Saturday, September 20, 2003

The death of Wayan Limbak at the age of 106 the other day caught my eye for the same reason that Barrett Watten later posted a link to the New York Times obit to the Poetics List. As one of the co-creators of the Ketjak, Limbak was a key innovator in the arts of the 20th century. And he unwittingly played a huge role in my own aesthetic development.

 

Ketjak, as you may know, is the title of this very long project I’ve been embarked on for several decades now. Originally, this Dutch transcription of Balinese word was the title of a booklength prose poem I composed in 1974, the year Watten & I shared a flat on San Francisco’s Potrero Hill. That poem proved also to be the first installment of a four-poem cycle, the remainder of which came out under the collective name of The Age of Huts. Ketjak is also the name of the larger, still on-going process that includes

 

·         (first part) The Age of Huts

·         (second part) Tjanting

·         (third part) The Alphabet.

 

There is a fourth part, too, which I’m about to get started on. Each part is approximately as long as all of the preceding parts – that’s the core premise (working, as I said in my review of Tom Meyer’s Coromandel, from the innermost part of the mollusk outward).

 

Even more importantly, Ketjak is the title of a piece of music & a dance in Bali. I first discovered it on a recording made by David Lewiston entitled Golden Rain, first released by Nonesuch Records in 1969. I’d bought the album for its gamelan music – the Nonesuch Explorer series, only now being reissued on CD, was in many respects the first great project of widely available field recordings of world music. Somewhere in my travels in Berkeley I’d discovered that for me at least gamelan – the Balinese word for orchestra – was more than just another mode of music.

 

But it was the oral chant of Golden Rain’s “B” side, 200 men participating in what Lewiston’s notes characterized as the Ramayana Monkey Chant, that mesmerized me. At 22:08 minutes, it was – still is – the most amazing oral performance I have ever heard. Pavarotti singing “Nessum Dorma” from Puccini’s Turandot, even at his best, has nothing on this.

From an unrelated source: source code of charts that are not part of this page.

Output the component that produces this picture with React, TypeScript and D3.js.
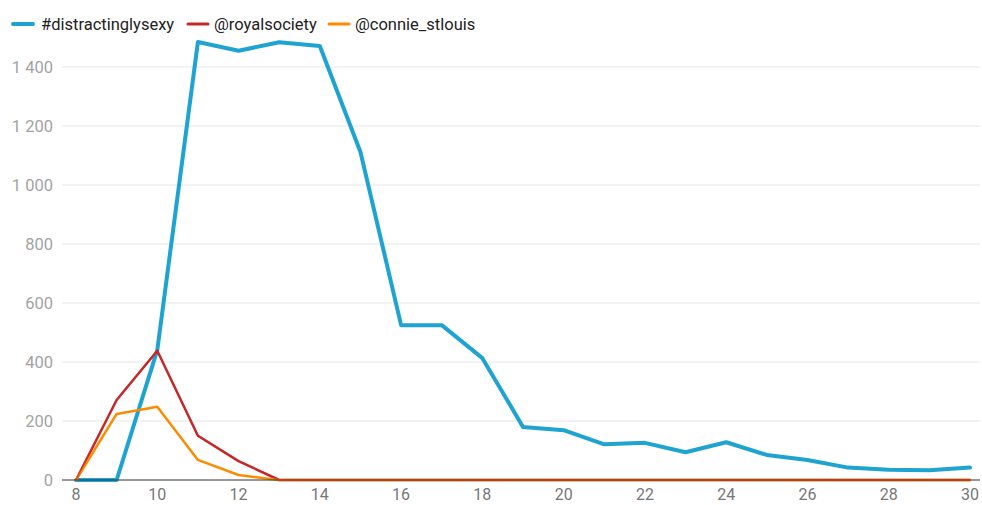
import { useEffect, useRef } from "react"
import * as d3 from "d3"

const days = d3.range(8, 31)
const hashtag = [0, 0, 440, 1485, 1455, 1484, 1471, 1112, 525, 525, 413, 180, 169, 121, 126, 94, 128, 85, 68, 42, 35, 33, 42]
const royal = [0, 271, 438, 150, 64, 0, 0, 0, 0, 0, 0, 0, 0, 0, 0, 0, 0, 0, 0, 0, 0, 0, 0]
const connie = [0, 224, 248, 68, 17, 0, 0, 0, 0, 0, 0, 0, 0, 0, 0, 0, 0, 0, 0, 0, 0, 0, 0]
const yTicks = [0, 200, 400, 600, 800, 1000, 1200, 1400]
const xTicks = [8, 10, 12, 14, 16, 18, 20, 22, 24, 26, 28, 30]

const series = [
  { name: "#distractinglysexy", values: hashtag, color: "#1fa3d1", width: 4 },
  { name: "@royalsociety", values: royal, color: "#c62828", width: 2.5 },
  { name: "@connie_stlouis", values: connie, color: "#fb8c00", width: 2.5 },
]

export default function App() {
  const svgRef = useRef<SVGSVGElement>(null)

  useEffect(() => {
    if (!svgRef.current) return
    const svg = d3.select(svgRef.current)
    svg.selectAll("*").remove()

    const font = "Roboto, sans-serif"

    const x = d3.scaleLinear().domain([8, 30]).range([76, 970])
    const y = d3.scaleLinear().domain([0, 1400]).range([480, 67])

    const g = svg.append("g")

    // gridlines
    g.selectAll("line.grid")
      .data(yTicks.filter(t => t > 0))
      .enter()
      .append("line")
      .attr("x1", 62)
      .attr("x2", 980)
      .attr("y1", d => y(d))
      .attr("y2", d => y(d))
      .attr("stroke", "#e6e6e6")
      .attr("stroke-width", 1)

    g.selectAll("text.ytick")
      .data(yTicks)
      .enter()
      .append("text")
      .attr("x", 53)
      .attr("y", d => y(d) + 6)
      .attr("text-anchor", "end")
      .style("font-family", font)
      .style("font-size", "16.5px")
      .style("fill", "#a3a3a3")
      .text(d => d3.format(",")(d).replace(",", " "))

    g.selectAll("text.xtick")
      .data(xTicks)
      .enter()
      .append("text")
      .attr("x", d => x(d))
      .attr("y", 500)
      .attr("text-anchor", "middle")
      .style("font-family", font)
      .style("font-size", "16px")
      .style("fill", "#777")
      .text(d => String(d))

    const line = d3.line<number>()
      .x((_, i) => x(days[i]))
      .y(d => y(d))

    series.forEach(s => {
      g.append("path")
        .datum(s.values)
        .attr("fill", "none")
        .attr("stroke", s.color)
        .attr("stroke-width", s.width)
        .attr("stroke-linejoin", "round")
        .attr("stroke-linecap", "round")
        .attr("d", line)
    })

    // baseline
    g.append("line")
      .attr("x1", 62)
      .attr("x2", 980)
      .attr("y1", y(0))
      .attr("y2", y(0))
      .attr("stroke", "#333")
      .attr("stroke-width", 1)

    // red stays visible over the baseline, as in the reference
    g.append("path")
      .datum(royal)
      .attr("fill", "none")
      .attr("stroke", "#c62828")
      .attr("stroke-width", 1.5)
      .attr("d", line)
      .attr("opacity", 0.6)

    // legend
    const legendX = [12, 187, 328]
    series.forEach((s, i) => {
      const lg = svg.append("g").attr("transform", `translate(${legendX[i]},24)`)
      lg.append("line")
        .attr("x1", 1)
        .attr("x2", 21)
        .attr("y1", 0)
        .attr("y2", 0)
        .attr("stroke", s.color)
        .attr("stroke-width", i === 0 ? 4 : 3)
        .attr("stroke-linecap", "round")
      lg.append("text")
        .attr("x", i === 0 ? 29 : 27)
        .attr("y", 6)
        .style("font-family", font)
        .style("font-size", "16.5px")
        .style("fill", "#222")
        .text(s.name)
    })
  }, [])

  return (
    <svg ref={svgRef} width={982} height={505} style={{ position: "absolute", left: 0, top: 0 }} />
  )
}
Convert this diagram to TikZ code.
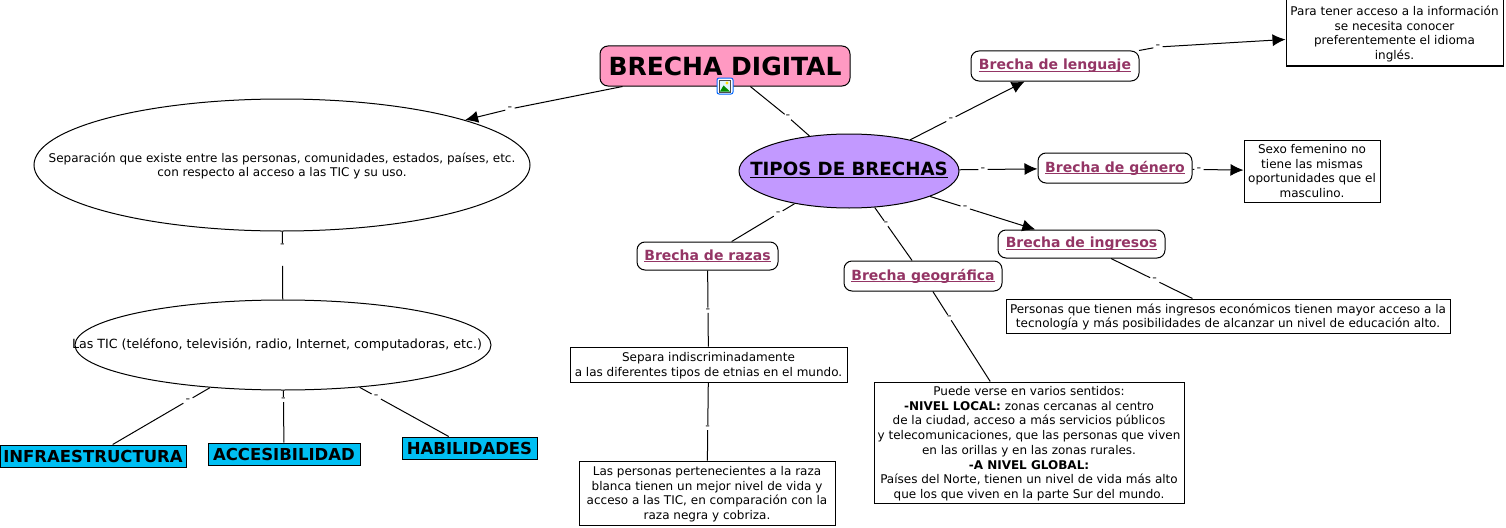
\documentclass[tikz,border=0pt]{standalone}
\usepackage{fontspec}
\setmainfont{DejaVu Sans}
\usetikzlibrary{arrows.meta,calc,shapes.geometric}
\definecolor{pinkbox}{HTML}{FF99C2}
\definecolor{purp}{HTML}{C299FF}
\definecolor{cyanbox}{HTML}{00BFF3}
\definecolor{lnkc}{HTML}{943565}
\newcommand{\txt}{\fontsize{12}{14.7}\selectfont}
\newcommand{\ulx}[1]{\setbox0=\hbox{#1}\leavevmode\rlap{\rule[-2.2pt]{\wd0}{1.2pt}}\box0}
\newcommand{\upx}{\rule{0pt}{11.5pt}}
\tikzset{
  x=1pt,y=-1pt,
  base/.style={draw=black,line width=1pt,inner sep=0pt,align=center,font=\txt},
  textbox/.style={base,fill=white},
  linkbox/.style={base,fill=white,rounded corners=8pt,text=lnkc,font=\fontsize{14}{16}\selectfont\bfseries},
  cyanlabel/.style={base,fill=cyanbox,font=\fontsize{16.5}{19}\selectfont\bfseries},
  oval/.style={base,ellipse},
  plain/.style={inner sep=0pt,align=center,font=\txt},
  lnk/.style={inner sep=0pt,minimum width=9pt,minimum height=5pt,font=\fontsize{11}{11}\selectfont\bfseries,text=black!55},
  conn/.style={draw=black,line width=1pt},
  arr/.style={conn,-{Latex[length=13pt,width=12pt]}},
}
\begin{document}
\begin{tikzpicture}
\useasboundingbox (0,0) rectangle (1506,527);
% main nodes
\node[base,fill=pinkbox,rounded corners=8pt,minimum width=250pt,minimum height=40pt,font=\fontsize{25}{28}\selectfont\bfseries] (bd) at (725,66) {BRECHA DIGITAL};
\node[oval,fill=purp,minimum width=220pt,minimum height=74pt] (tipos) at (849,171) {};
\node[plain,font=\fontsize{18.2}{20}\selectfont\bfseries] (tiposT) at (849,170) {\ulx{TIPOS DE BRECHAS}};
\node[oval,fill=white,minimum width=496pt,minimum height=132pt] (sep) at (282,165) {};
\node[plain] (sepT) at (282,165.8) {Separación que existe entre las personas, comunidades, estados, países, etc.\\con respecto al acceso a las TIC y su uso.};
\node[oval,fill=white,minimum width=416pt,minimum height=90pt] (tic) at (283,345) {};
\node[plain,font=\fontsize{12.65}{15}\selectfont] (ticT) at (277,344.5) {Las TIC (teléfono, televisión, radio, Internet, computadoras, etc.)};
% link boxes
\node[linkbox,minimum width=168pt,minimum height=30pt] (leng) at (1055,66) {\ulx{Brecha de lenguaje}};
\node[linkbox,minimum width=154pt,minimum height=30pt] (gen) at (1115,168) {\ulx{Brecha de género}};
\node[linkbox,minimum width=167pt,minimum height=28pt] (ing) at (1081.5,244) {\ulx{Brecha de ingresos}};
\node[linkbox,minimum width=158pt,minimum height=30pt] (geo) at (923,276) {\ulx{Brecha geográfica}};
\node[linkbox,minimum width=141pt,minimum height=28pt] (raz) at (707.5,256) {\ulx{Brecha de razas}};
% text boxes
\node[textbox,minimum width=217pt,minimum height=66pt] (para) at (1394.5,33) {\upx Para tener acceso a la información\\se necesita conocer\\preferentemente el idioma\\inglés.};
\node[textbox,minimum width=136pt,minimum height=62pt] (sexo) at (1312,171) {Sexo femenino no\\tiene las mismas\\oportunidades que el\\masculino.};
\node[textbox,minimum width=444pt,minimum height=34pt] (pers) at (1228,316) {\upx Personas que tienen más ingresos económicos tienen mayor acceso a la\\tecnología y más posibilidades de alcanzar un nivel de educación alto.};
\node[textbox,minimum width=310pt,minimum height=121pt] (puede) at (1029,442.5) {\upx Puede verse en varios sentidos:\\\textbf{-NIVEL LOCAL:} zonas cercanas al centro\\de la ciudad, acceso a más servicios públicos\\y telecomunicaciones, que las personas que viven\\en las orillas y en las zonas rurales.\\\textbf{-A NIVEL GLOBAL:}\\Países del Norte, tienen un nivel de vida más alto\\que los que viven en la parte Sur del mundo.};
\node[textbox,minimum width=277pt,minimum height=35pt] (separa) at (708.5,364.5) {\upx Separa indiscriminadamente\\a las diferentes tipos de etnias en el mundo.};
\node[textbox,minimum width=256pt,minimum height=64pt] (razap) at (707,493) {\upx Las personas pertenecientes a la raza\\blanca tienen un mejor nivel de vida y\\acceso a las TIC, en comparación con la\\raza negra y cobriza.};
% cyan labels
\node[cyanlabel,minimum width=186pt,minimum height=22pt] (inf) at (93,456) {INFRAESTRUCTURA};
\node[cyanlabel,minimum width=152pt,minimum height=22pt] (acc) at (284,454) {ACCESIBILIDAD};
\node[cyanlabel,minimum width=135pt,minimum height=22pt] (hab) at (469.5,448) {HABILIDADES};
% connector labels
\node[lnk] (l1) at (510,109) {-};
\node[lnk] (l2) at (788,117) {-};
\node[lnk] (l3) at ($(tipos)!.495!(leng)$) {-};
\node[lnk] (l4) at (1158,47) {-};
\node[lnk] (l5) at (983,169.5) {-};
\node[lnk] (l6) at (1199,169.5) {-};
\node[lnk] (l7) at ($(tipos)!.5!(ing)$) {-};
\node[lnk] (l8) at ($(ing)!.5!(pers)$) {-};
\node[lnk] (l9) at ($(tipos)!.5!(geo)$) {-};
\node[lnk] (l10) at ($(geo)!.25!(puede)$) {-};
\node[lnk] (l11) at ($(tipos)!.5!(raz)$) {-};
\node[lnk] (l12) at ($(raz)!.5!(separa)$) {-};
\node[lnk] (l13) at ($(separa)!.49!(razap)$) {-};
\node[lnk] (l14) at ($(sep)!.45!(tic)$) {-};
\coordinate (g14) at ($(sep)!.56!(tic)$);
\node[lnk] (l15) at ($(tic)!.5!(inf)$) {-};
\node[lnk] (l16) at ($(tic)!.5!(acc)$) {-};
\node[lnk] (l17) at ($(tic)!.5!(hab)$) {-};
% connectors
\draw[conn] (bd) -- (l1); \draw[arr] (l1) -- (sep);
\draw[conn] (bd) -- (l2); \draw[conn] (l2) -- (tipos);
\draw[conn] (tipos) -- (l3); \draw[arr] (l3) -- (leng);
\draw[conn] (leng) -- (l4); \draw[arr] (l4) -- (para);
\draw[conn] (tipos) -- (l5); \draw[arr] (l5) -- (gen);
\draw[conn] (gen) -- (l6); \draw[arr] (l6) -- (sexo);
\draw[conn] (tipos) -- (l7); \draw[arr] (l7) -- (ing);
\draw[conn] (ing) -- (l8); \draw[conn] (l8) -- (pers);
\draw[conn] (tipos) -- (l9); \draw[conn] (l9) -- (geo);
\draw[conn] (geo) -- (l10); \draw[conn] (l10) -- (puede);
\draw[conn] (tipos) -- (l11); \draw[conn] (l11) -- (raz);
\draw[conn] (raz) -- (l12); \draw[conn] (l12) -- (separa);
\draw[conn] (separa) -- (l13); \draw[conn] (l13) -- (razap);
\draw[conn] (sep) -- (l14); \draw[conn] (g14) -- (tic);
\draw[conn] (tic) -- (l15); \draw[conn] (l15) -- (inf);
\draw[conn] (tic) -- (l16); \draw[conn] (l16) -- (acc);
\draw[conn] (tic) -- (l17); \draw[conn] (l17) -- (hab);
% image icon
\begin{scope}[shift={(725,86)}]
\fill[white,draw=blue!60!cyan,line width=1pt,rounded corners=2pt] (-8,-8) rectangle (8,8);
\draw[black!70,line width=.6pt,fill=cyan!12] (-5.5,-6) rectangle (5.5,6);
\fill[green!55!black] (-5,5.5) -- (-1.5,-0.5) -- (5,5.5) -- cycle;
\fill[yellow!80!orange] (2,-3) circle (1.7pt);
\end{scope}
\end{tikzpicture}
\end{document}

Nor Janis Joplin or whatever model for the vocal you might invoke. In Ketjak, & specifically in Lewiston’s recording of a 1966 performance, the effects of accumulation, reiteration & collaboration are instantly available to any ear. It was those aspects that I had in mind when I chose to name my evolving non-narrative prose poem Ketjak.*

 

To some degree, I must have been counting on the idea that my “audience” – something I could count in the low tens back in 1974 – for the most part wouldn’t recognize the word’s context & thus would take it first of all as an opaque instance of recognizable language, word as object. Ketjak is the Balinese term for monkey. But, although there are allusions to monkeys & the Ramayana myth embedded deep within the poem, I don’t think there’s any way to tell that from the poem. &, while I was interested in exploring the music’s formal features, the presence in the word itself of a tj, a consonant combination that does not occur “naturally” in English, was also important.** That combination served at once to make the word both recognizable & quite unfamiliar.

 

The title, which I knew almost the instant I started the poem, functioned in at least two more ways that I was conscious of at the time. First, it gave me permission in terms of my following a structure that had more to do with music than exposition or narrative. Second, it provided a steadying influence, a register to which I could return, something I could think about, even hear, as I thought inevitably, What next?

 

Not long after I composed the poem Ketjak, I came across some articles on the dance & learned that (as Lewiston insinuates without fully acknowledging in his marketing-driven liner notes) Ketjak was by no means an instance of “native” or “tribal” culture, but had in fact been constructed precisely to perform for tourists in search of the exotic. While its origins began with Sang Hyang exorcism ritual dances, a Javanese choreographer, Sardono Kusumo, made modifications sometime in the early 20th century. In the 1930s, Limbak and at least two westerners, Walter Spies and Katherine Mershon, transformed the ceremony by inserting a danced narrative from an entirely different tradition, the Ramayana. The two layers, each of which entails both singing & dance, occur simultaneously. The very opposite of “indigenous authenticity,” Ketjak  is a modern – even postmodern – pastiche targeted directly for the tourist dollar, the Balinese anticipation perhaps of something like the Blue Man Group, those “avant-garde” performance artists even Jay Leno could love.

 

Given how much my poetry has always entailed layering, juxtaposition & appropriation, it was the history of this form, as much as the form itself, that caused me to extend it from being the title simply of one poem I wrote in 1974.

 

 

 

 

*Ironically, I began working on that poem after hearing not a performance of that piece, but rather a percussion ensemble piece by a gamelan influenced American composer, Steve Reich, Drumming.

 

**As it is also in the word Tjanting, also a Balinese word in a Dutch transcription, this time the name of a pen or stylus used for “writing” or doing linework in batik.